Previous in vitro and in vivo studies have shown that encapsulating antitumor agents with liposome is an effective way to avoid rapid clearance and short circulation time in order to significantly prolong the plasma residence time of drugs (Boman et al., 1995; Emerson et al., 2000; Tardi et al., 2000; Lee et al., 2002). As previously reported (Yi Liu et al., Fan et al., 1995), defects in the capillary endothelium of tumor vasculature are typically in the size range of 400-600 nm. Liposomes, having a diameter smaller than 400 nm, can efficiently accumulate within the tumor interstitial space. In a previous study, we developed honokiol encapsulated with liposomes to overcome problems of water insolubility and toxicity towards normal organisms (Liu et al., 2008). We found the toxicity of free honokiol towards mice is strong and water insolubility hampers honokiol application for intravenous injection. MTT results indicated that tumor cytotoxicity is not significantly different between free honokiol and Lipo-HNK. Encapsulating honokiol with liposome does not degrade the effect on tumor cells. Our experiments demonstrated that there are no significant differences for both tumor growth and mouse life span between Lipo-null and NS control groups, and no visible side effects of Lipo-null were observed. Thus, the use of a liposomal formulation is feasible.

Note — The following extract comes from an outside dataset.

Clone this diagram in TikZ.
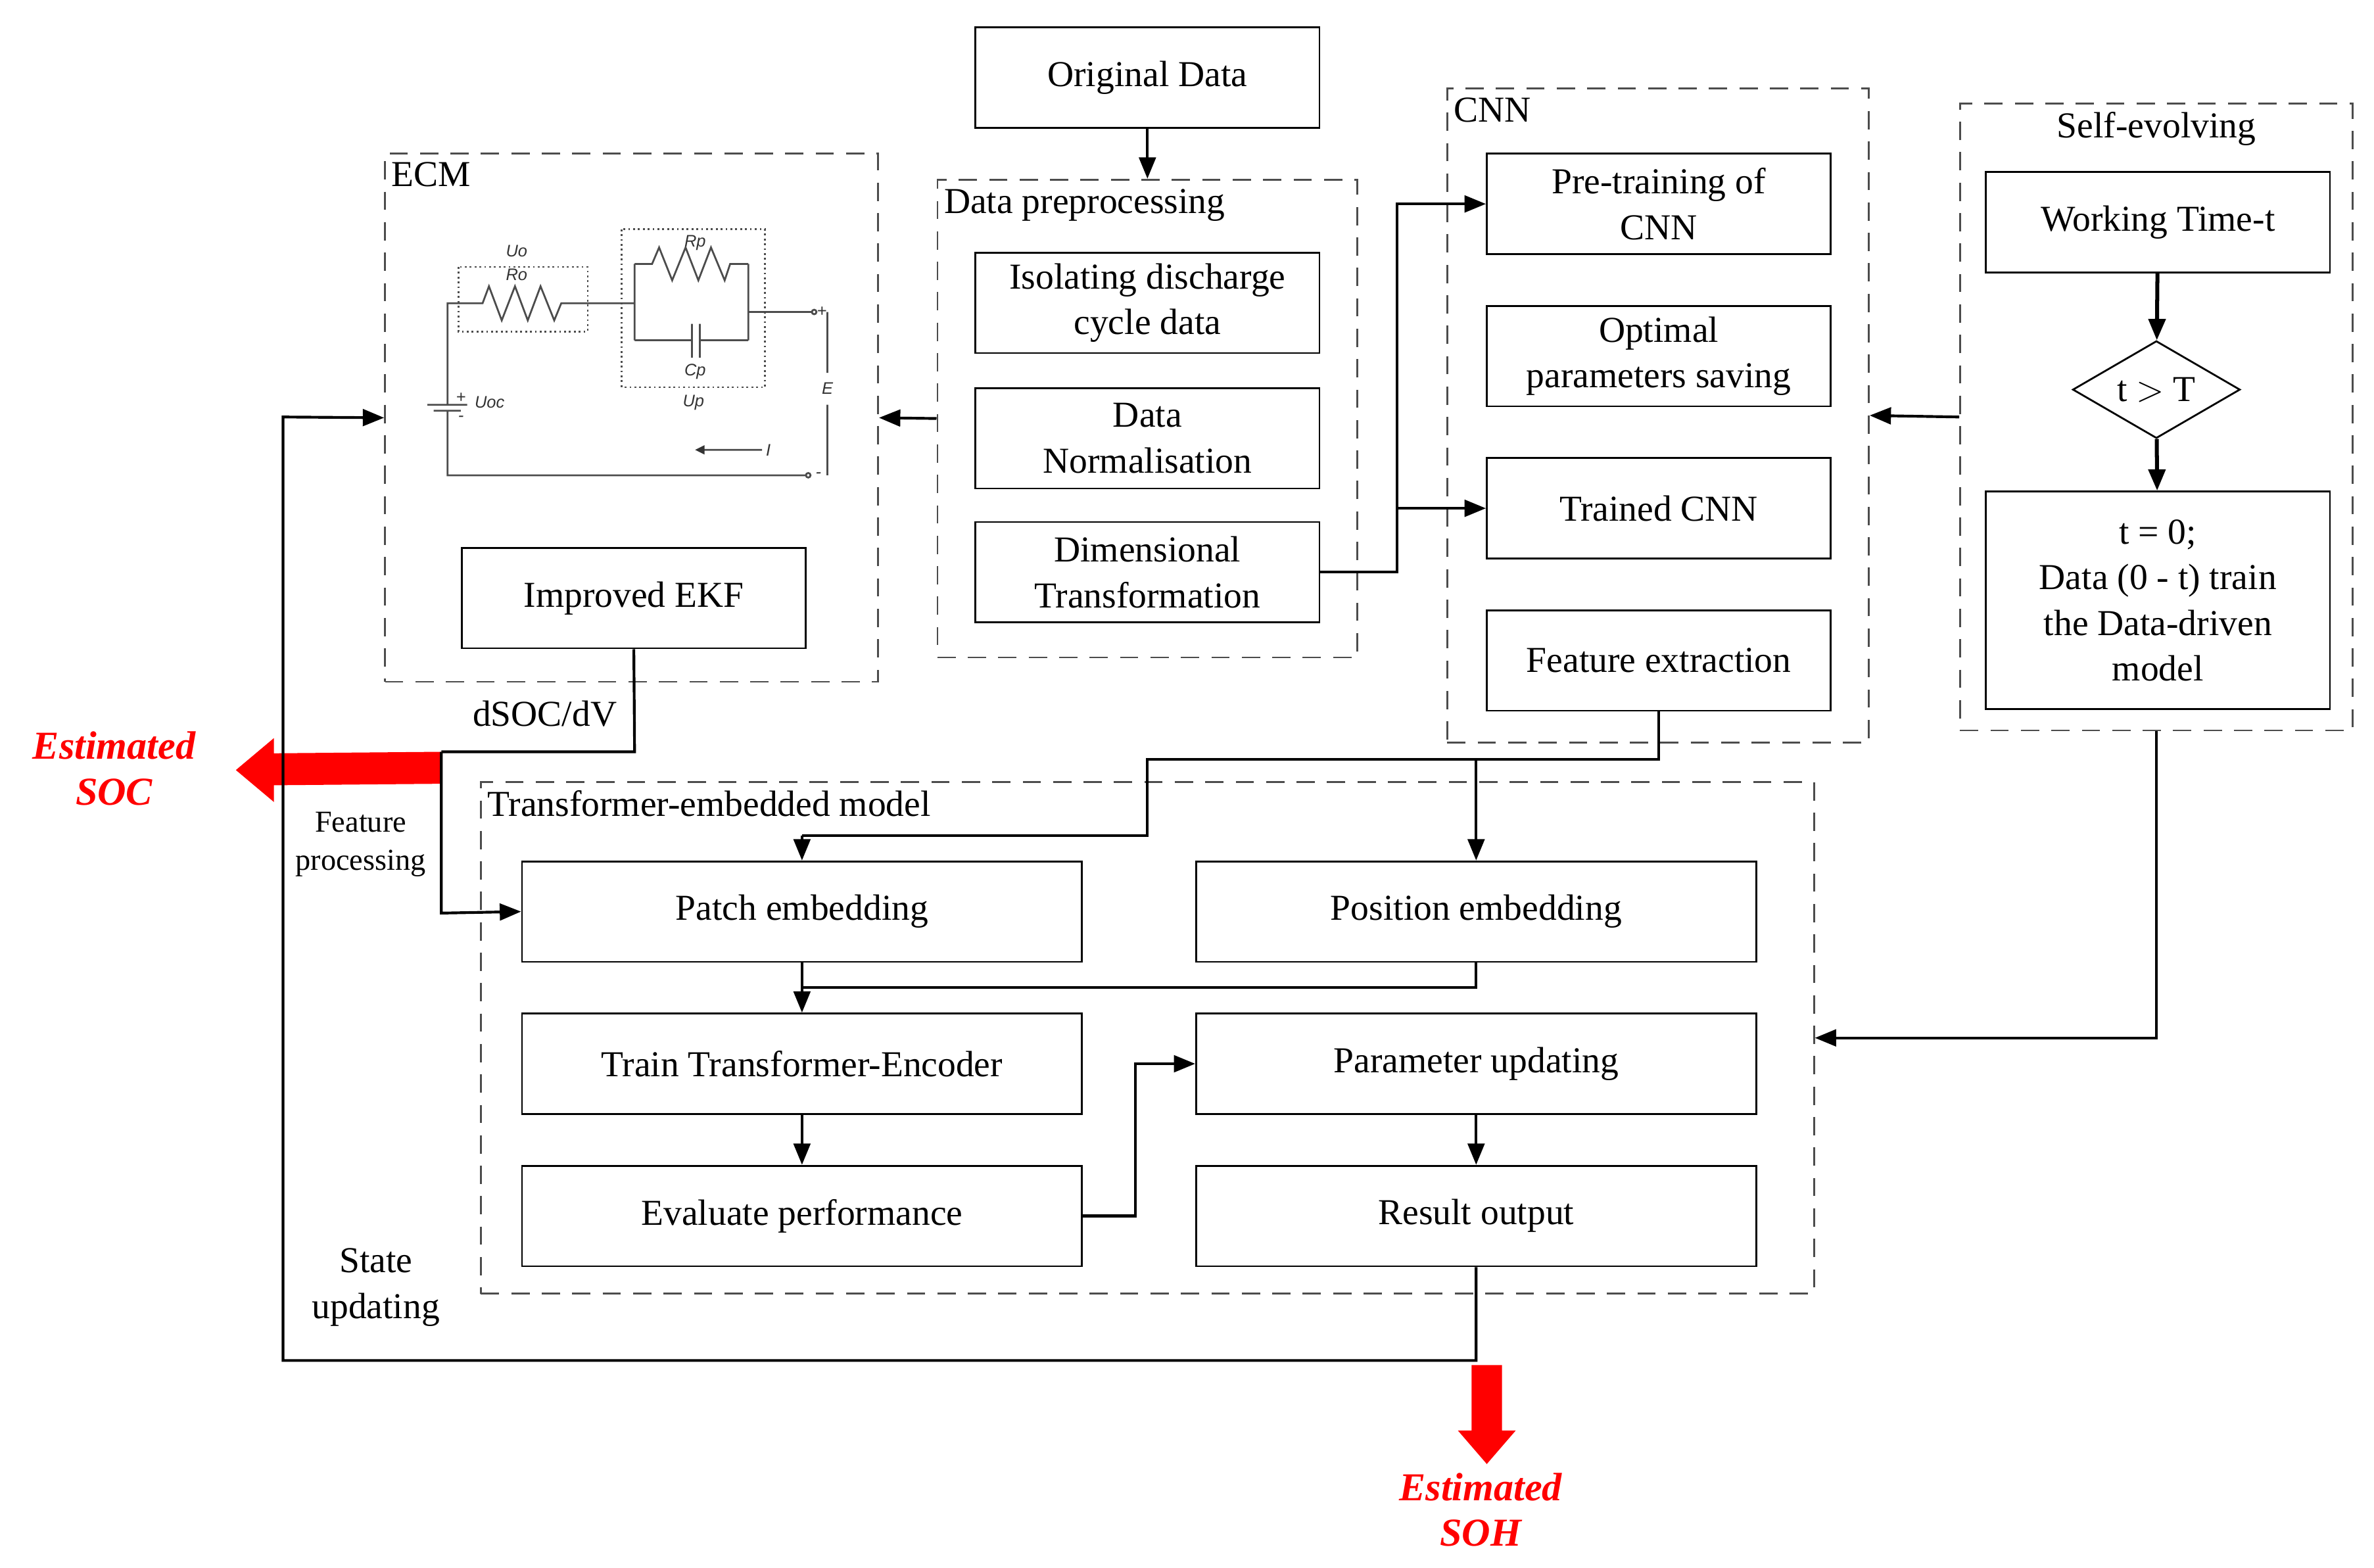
\documentclass[tikz,border=0pt]{standalone}
\usepackage{fontspec}
\setmainfont{Liberation Serif}
\newfontfamily\cirf{Liberation Sans}
\usetikzlibrary{arrows.meta,shapes.geometric,positioning}
\begin{document}
\begin{tikzpicture}[x=0.5pt,y=-0.5pt,
  box/.style={draw,line width=0.6pt,minimum width=113pt,minimum height=33pt,align=center,inner sep=1pt,font=\fontsize{12}{15}\selectfont},
  wbox/.style={box,minimum width=184pt},
  grp/.style={draw=black!70,dashed,dash pattern=on 6pt off 4pt,line width=0.6pt,inner sep=0pt},
  lab/.style={font=\fontsize{12}{15}\selectfont,inner sep=1pt},
  ar/.style={line width=0.9pt,-{Triangle[length=7pt,width=5.5pt]}},
  ln/.style={line width=0.9pt},
  cir/.style={draw=black!70,line width=0.6pt},
  cl/.style={font=\cirf\itshape\fontsize{5.5}{6}\selectfont,text=black!80,inner sep=0pt},
  redlab/.style={text=red,font=\fontsize{13}{15}\selectfont\bfseries\itshape,align=center}
]
\useasboundingbox (0,0) rectangle (1560,1030);
% groups
\node[grp,minimum width=162pt,minimum height=173.5pt] (ecm) at (415,274.5) {};
\node[grp,minimum width=138pt,minimum height=157pt] (pre) at (754,275) {};
\node[grp,minimum width=138.5pt,minimum height=215pt] (cnn) at (1089.5,273) {};
\node[grp,minimum width=129pt,minimum height=206pt] (self) at (1417,274) {};
\node[grp,minimum width=438pt,minimum height=168pt] (tr) at (754,682) {};
\node[lab,anchor=north west] at (255,104) {ECM};
\node[lab,anchor=north west] at (618,122) {Data preprocessing};
\node[lab,anchor=north west] at (953,62) {CNN};
\node[lab,anchor=north] at (1417,71) {Self-evolving};
\node[lab,anchor=north west] at (318,517) {Transformer-embedded model};
% boxes
\node[box] (orig) at (754,51) {Original Data};
\node[box] (iso) at (754,199) {Isolating discharge\\cycle data};
\node[box] (norm) at (754,288) {Data\\Normalisation};
\node[box] (dim) at (754,376) {Dimensional\\Transformation};
\node[box] (ekf) at (416.5,393) {Improved EKF};
\node[box] (ptr) at (1090,134) {Pre-training of\\CNN};
\node[box] (opt) at (1090,234) {Optimal\\parameters saving};
\node[box] (tcnn) at (1090,334) {Trained CNN};
\node[box] (fe) at (1090,434) {Feature extraction};
\node[box] (wt) at (1418,146) {Working Time-t};
\node[draw,line width=0.6pt,diamond,aspect=1.7,minimum width=55pt,minimum height=32pt,inner sep=0pt,font=\fontsize{12}{15}\selectfont] (dia) at (1417,256) {t $>$ T};
\node[box,minimum height=71.5pt] (t0) at (1418,394.5) {t = 0;\\Data (0 - t) train\\the Data-driven\\model};
\node[wbox] (pe) at (527,599) {Patch embedding};
\node[wbox] (pos) at (970,599) {Position embedding};
\node[wbox] (tte) at (527,699) {Train Transformer-Encoder};
\node[wbox] (pu) at (970,699) {Parameter updating};
\node[wbox] (ev) at (527,799) {Evaluate performance};
\node[wbox] (ro) at (970,799) {Result output};
% circuit
\draw[cir] (533.5,205) -- (491.7,205) (491.7,173.4) -- (491.7,223.6) (417,173.4) -- (417,223.6)
  (417,173.4) -- (428.5,173.4) -- (433.1,162.6) -- (441.7,184.2) -- (450.5,162.6) -- (458.9,184.2) -- (467.2,162.6) -- (476.2,184.2) -- (479.8,173.4) -- (491.7,173.4)
  (417,223.6) -- (454.7,223.6) (459.9,223.6) -- (491.7,223.6) (454.7,212.8) -- (454.7,235.1) (459.9,212.8) -- (459.9,235.1)
  (417,199.3) -- (368.8,199.3) -- (364.2,210.5) -- (355.2,188.1) -- (346.8,210.5) -- (338.4,188.1) -- (329.7,210.5) -- (321.3,188.1) -- (317.1,199.3) -- (294.1,199.3) -- (294.1,266)
  (280.9,266) -- (307,266) (285,269.9) -- (302.8,269.9) (294.1,269.9) -- (294.1,312.3) -- (529.6,312.3)
  (543.7,205) -- (543.7,245) (543.7,266) -- (543.7,312.3) (500.7,295.6) -- (460,295.6);
\fill[black!80] (456.8,295.6) -- (463,292.5) -- (463,298.7) -- cycle;
\draw[cir] (535,205) circle (1.5) (531.1,312.3) circle (1.5);
\draw[cir,densely dotted] (301.2,175.4) rectangle (386.2,217.9) (408.6,150.7) rectangle (502.8,254.4);
\node[cl] at (339.5,164.9) {Uo}; \node[cl] at (339.5,180.4) {Ro};
\node[cl] at (456.8,159.5) {Rp}; \node[cl] at (456.8,244.4) {Cp}; \node[cl] at (455.7,264.4) {Up};
\node[cl] at (321.7,264.4) {Uoc}; \node[cl] at (543.7,255.2) {E}; \node[cl] at (504.9,295.6) {I};
\node[cl] at (302.9,261.4) {+}; \node[cl] at (302.9,275) {-};
\node[cl] at (540,205) {+}; \node[cl] at (537.8,312.3) {-};
% labels
\node[lab] at (358,469) {dSOC/dV};
\node[lab,align=center,font=\fontsize{10}{12.5}\selectfont] at (237,555) {Feature\\processing};
\node[lab,align=center] at (247,846) {State\\updating};
\node[redlab] (soc) at (75,505) {Estimated\\SOC};
\node[redlab] (soh) at (973,992) {Estimated\\SOH};
% red arrows
\fill[red] (290,494) -- (180,495) -- (180,485) -- (155,506) -- (180,527) -- (180,516) -- (290,515) -- cycle;
\fill[red] (967,897) -- (987,897) -- (987,940) -- (996,940) -- (977,962) -- (958,940) -- (967,940) -- cycle;
% connectors
\draw[ar] (orig) -- (pre);
\draw[ar] (pre.west) -- (ecm.east);
\draw[ar] (self.west) -- (cnn.east);
\draw[ar] (dim.east) -- (918,376) -- (918,134) -- (ptr.west);
\draw[ar] (918,334) -- (tcnn.west);
\draw[ln] (ekf.south) -- (417,494) -- (290,494);
\draw[ar] (290,494) -- (290,600) -- (pe.west);
\draw[ln] (fe.south) -- (1090,499) -- (754,499) -- (754,549) -- (527,549);
\draw[ar] (527,549) -- (pe.north);
\draw[ar] (970,499) -- (pos.north);
\draw[ln] (pos.south) -- (970,649) -- (527,649);
\draw[ar] (pe.south) -- (tte.north);
\draw[ar] (tte) -- (ev);
\draw[ar] (ev.east) -- (746,799) -- (746,699) -- (pu.west);
\draw[ar] (pu) -- (ro);
\draw[ar] (ro.south) -- (970,894) -- (186,894) -- (186,274) -- (ecm.west);
\draw[ar] (self.south) -- (1417,682) -- (tr.east);
\draw[ar,line width=1.3pt] (wt) -- (dia);
\draw[ar,line width=1.3pt] (dia) -- (t0);
\end{tikzpicture}
\end{document}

The data presented in this report indicate that liposomal honokiol combined with RT mediates a potent inhibition of Lewis lung cancer tumor growth and prolongs the survival time of tumor-bearing mice. In addition, a combination treatment results in significantly increased necrosis and a synergistic decrease in tumoral blood vessels and angiogenesis. Honokiol encapsulated with liposome presents the favorable effect of radiosensitization and organism tolerance. Our findings support the design of treatment strategies that combine IR with liposomal honokiol, a potent anti-angiogenesis inhibitor. Further exploration of the potential application of this combined approach in the treatment of lung cancer is indicated.